I agree that my argument is not defining structuralism as such, but I think that it is the logical consequence of taking structuralism seriously. I will enjoy discussing with you in Växjö about this point, since Carnap has been so influential in my work. I understand why you may find my argument closer to Heisenberg's later views rather than to those of Bohr, if we consider that here I'm proposing a complete mathematization of the theory, whereas Bohr never achieved even a minimal mathematization e.g. of his complementarity principle--though his ideas yet not precisely defined were crucial for the progress of the new theory--whereas Heisenberg was somewhat more mathematical in his matrix mechanics, although he was not so in his gedanken experiment. However, you know me personally, whence you also know that I'm very close to Bohr in his operational viewpoint, and I am sure that, giving him an additional life to spend, after his masterpiece discoveries--which, as any act of creation, do not follow from pure logic--Niels would have definitely pursued a mathematization program. Indeed, as you know, the principles that I propose are meant to deriving the largest possible amount of physics as "physics as necessity", from principles of epistemological nature. The mathematization of theory is the only option for logical coherence, whence for falsifiability. If principles contain physical terms with no mathematical definition we are in serious troubles. The fact the the current theory is still not fully mathematized is the reason why physicists overlook circular definitions--e.g. those of inertial mass or force (see the three books devoted to these notions by Max Jammer)--or they forget the issue of the so-called "quantization rule", which is undefined for a general mechanical observable, or they don't care about mathematically undefined tools as the path-integral. Ultimately this has consequences at the science-sociological level, where we are witnessing a review process that is becoming almost utterly opinionated, instead of being a thorough analysis of new proposed theory.
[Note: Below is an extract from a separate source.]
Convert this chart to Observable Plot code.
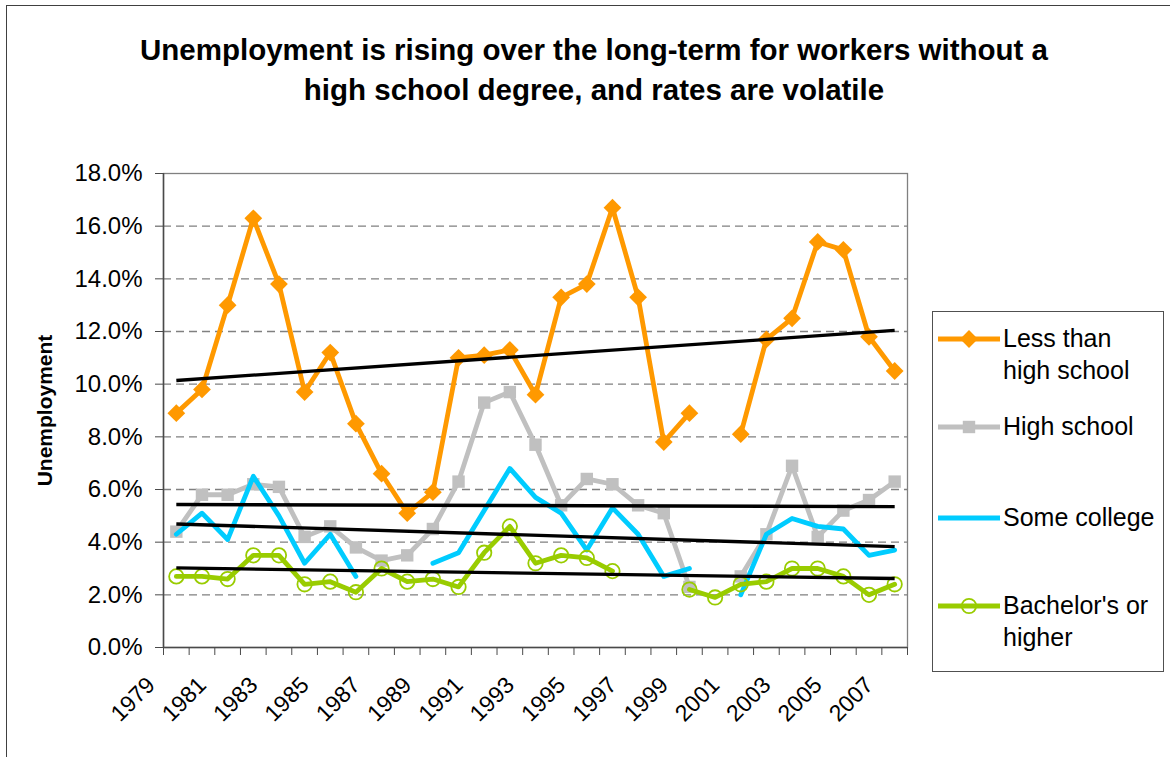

I love your sentence about the "the mathematics of beauty", in place of "the beauty of the mathematics", and the connection with Plato cited from Heisenberg. I definitely agree with Heisenberg in claiming that from the viewpoint of modern quantum physics, Kant's things-in-themselves are mathematical. Indeed, things-in-themselves are equivalence classes of experiences, and, as such they are mathematical--though not "a priori". What I don't agree with is the "a priory nature" of mathematics. I also agree that my mathematization program is a continuation of Dirac's program, and a break with Dirac's only in not assuming Lorentz invariance as a principle, which instead I derive as a theorem.